A jornalista iraniano-americana Roxana Saberi, 33, presa por cerca de cem dias pelo Irã no ano passado, disse que sofreu "tortura branca" para assinar confissão de que espionava para os EUA.
Ela afirmou ter sido submetida a isolamento, intimidação e ameaças para admitir culpa. Na sala de interrogatório da prisão de Evin, onde ficou, as paredes eram revestidas para que os presos pudessem ser atirados contra ela sem ficarem marcados.
Saberi participou de debate anteontem na Folha mediado pela repórter especial Claudia Antunes e que teve a participação de Raul Juste Lores, editor de Mercado, e de Iradj Roberto Eghrari, ativista de direitos humanos.
A jornalista, que chegou a ser condenada a oito anos de prisão, mas foi solta após intensa pressão internacional, veio para o Brasil para lançar seu livro "Entre Dois Mundos" (editora Larousse), no qual relata a sua história.
A ex-miss Dakota do Norte é nascida nos EUA e filha de pai iraniano e mãe japonesa, com mestrado em jornalismo e relações internacionais. Foi morar no Irã em 2003, onde esteve até o ano passado.

IDA PARA O IRÃ
Quando cresci, comecei a me interessar mais pelo país do meu pai. Eu não falava farsi, não conhecia a cultura iraniana e estudava para ser jornalista.
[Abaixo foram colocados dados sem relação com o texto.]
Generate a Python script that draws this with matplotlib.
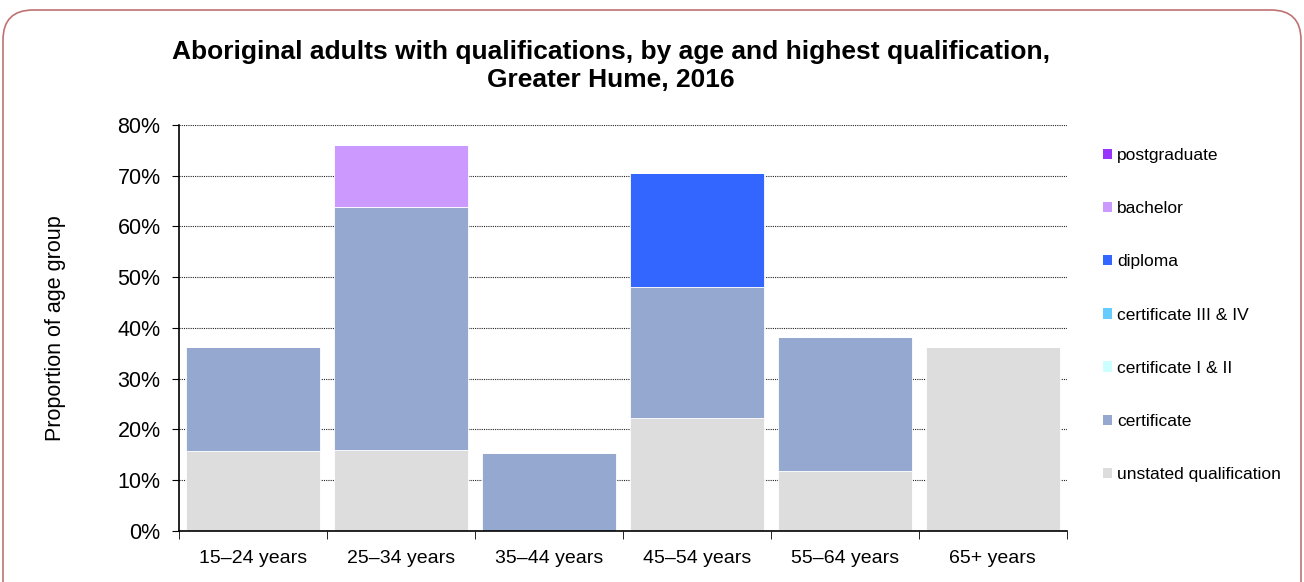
import numpy as np
import matplotlib
matplotlib.use("Agg")
import matplotlib.pyplot as plt
from matplotlib.patches import FancyBboxPatch, Patch
from matplotlib.ticker import PercentFormatter, FixedLocator

plt.rcParams["font.family"] = ["Liberation Sans", "DejaVu Sans"]

ages = ["15–24 years", "25–34 years", "35–44 years", "45–54 years", "55–64 years", "65+ years"]

# shares of each age group (%), stacked bottom to top
unstated = [15.8, 16.0, 0.0, 22.3, 11.8, 36.3]
certificate = [20.5, 47.8, 15.4, 25.8, 26.4, 0.0]
cert_1_2 = [0, 0, 0, 0, 0, 0]
cert_3_4 = [0, 0, 0, 0, 0, 0]
diploma = [0.0, 0.0, 0.0, 22.4, 0.0, 0.0]
bachelor = [0.0, 12.3, 0.0, 0.0, 0.0, 0.0]
postgrad = [0, 0, 0, 0, 0, 0]

series = [
    ("unstated qualification", unstated, "#dddddd"),
    ("certificate", certificate, "#95a9d0"),
    ("certificate I & II", cert_1_2, "#ccffff"),
    ("certificate III & IV", cert_3_4, "#66ccff"),
    ("diploma", diploma, "#3366ff"),
    ("bachelor", bachelor, "#cc99ff"),
    ("postgraduate", postgrad, "#9933ff"),
]

W, H = 1304, 582
fig = plt.figure(figsize=(W / 100, H / 100), dpi=100)

# rounded frame round the whole chart, drawn in pixel units
bg = fig.add_axes([0, 0, 1, 1], zorder=-1)
bg.set_xlim(0, W)
bg.set_ylim(H, 0)
bg.axis("off")
bg.add_patch(FancyBboxPatch((3, 10), W - 6, H + 30,
                            boxstyle="round,pad=0,rounding_size=30",
                            fill=False, edgecolor="#c07272", linewidth=1.2))

ax = fig.add_axes([0.137, 0.0876, 0.681, 0.698])

x = np.arange(len(ages))
bottom = np.zeros(len(ages))
for name, vals, col in series:
    vals = np.array(vals, dtype=float)
    ax.bar(x, vals, 0.905, bottom=bottom, color=col, edgecolor="white",
           linewidth=0.6, zorder=2)
    bottom += vals

ax.set_xlim(-0.5, len(ages) - 0.5)
ax.set_ylim(0, 80)
ax.yaxis.set_major_locator(FixedLocator(np.arange(0, 81, 10)))
ax.yaxis.set_major_formatter(PercentFormatter(decimals=0))
ax.grid(axis="y", color="#222222", linestyle=(0, (1, 1)), linewidth=0.8, zorder=0)

ax.set_xticks(x)
ax.set_xticklabels(ages)
ax.set_xticks(np.arange(-0.5, len(ages)), minor=True)
ax.tick_params(axis="x", which="major", length=0, labelsize=14, pad=14)
ax.tick_params(axis="x", which="minor", length=6, direction="out")
ax.tick_params(axis="y", length=5, labelsize=15.5, pad=8)

for s in ["top", "right"]:
    ax.spines[s].set_visible(False)
ax.spines["left"].set_linewidth(1.2)
ax.spines["bottom"].set_linewidth(1.2)

ax.set_ylabel("Proportion of age group", fontsize=15.5, labelpad=37)
ax.set_title("Aboriginal adults with qualifications, by age and highest qualification,\n"
             "Greater Hume, 2016", fontsize=19, fontweight="bold", pad=27, x=0.487)

handles = [Patch(facecolor=c, edgecolor="none", label=n) for n, _, c in series[::-1]]
ax.legend(handles=handles, loc="upper left", bbox_to_anchor=(1.033, 0.96),
          frameon=False, fontsize=12.5, handlelength=0.55, handleheight=0.55,
          handletextpad=0.25, labelspacing=2.2, borderaxespad=0)

fig.savefig("out.png", dpi=100)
Então decidi descobrir que oportunidades haveria para mim no Irã.
Em 2003, me mudei para o Irã para trabalhar como correspondente de diversos veículos estrangeiros, entre os quais a [TV britânica] BBC e a rádio pública americana.
Conheci muitas pessoas, viajei muito e vi regiões bastante ricas e outras muito pobres, como a fronteira entre Paquistão e Afeganistão, que é rota de tráfico de drogas.

MAIS RESTRIÇÕES
Em 2005, quando [o ex-presidente Mohammad] Khatami saiu e o presidente Mahmoud Ahmadinejad foi eleito, começou a haver mais restrições e já não tinha tanta liberdade para eu trabalhar.
Então pensei que talvez fosse uma oportunidade para escrever um livro sobre o Irã. Comecei a entrevistar as pessoas. Minha ideia era que os estrangeiros vissem o Irã além de manchetes de jornal.

PRISÃO
Em 2009, eu estava pronta para sair do país e partir para o próximo capítulo da minha vida quando tudo mudou. O meu mundo virou de cabeça pra baixo. Quatro homens foram até a minha casa. Eles eram agentes de inteligência.
Me prenderam e diziam que o livro que eu estava escrevendo sobre o Irã era um disfarce para a espionagem dos EUA. Disseram que eu era uma espiã, que não tinha nenhuma forma de entrevistar tanta gente para um livro.
"Não, não sou espiã. Eu estava escrevendo um livro, e no computador você vai ver que estou usando essas entrevistas para o livro", disse.
Ele falou: "Você não está cooperando, o que é muito ruim. Vamos ter de levá-la para a prisão". Fui para a prisão de Evin, onde estavam muitos jornalistas, blogueiros, ativistas e ainda figuras da oposição e reformistas.

CONFISSÃO
Fui vendada até ser levada a esse lugar. Não sabia que a seção era chamada de 209, destinada a presos políticos.
No dia seguinte, tive de passar por interrogatórios. Tive de seguir os sapatos de um interrogador, caso contrário eu poderia cair. Ele então me levou para uma sala.
Quando levantei a cabeça, vi que a parede estava coberta, para que os interrogadores batessem a cabeça [dos presos] contra a parede. Para doer, mas não causar dano irreparável. É coberta por couro, mas dava pra ouvir os prisioneiros gritando e chorando. Eu ouvia outros presos.
Então cedi à pressão. Deveria ser forte e corajosa, porém estava com medo. O medo tomou conta de mim. Foi o meu principal sentimento.

ATENÇÃO EXTERNA
Tive sorte porque havia canais iranianos nos EUA que começaram a falar de minha história. Os oficiais iranianos são muitos sensíveis a isso.
Também tive sorte, porque pessoas comuns, não só nos EUA mas também no Japão e na União Europeia, pressionaram o Irã. Vi como é importante atenção internacional. Essa pressão levou à libertação [após cem dias].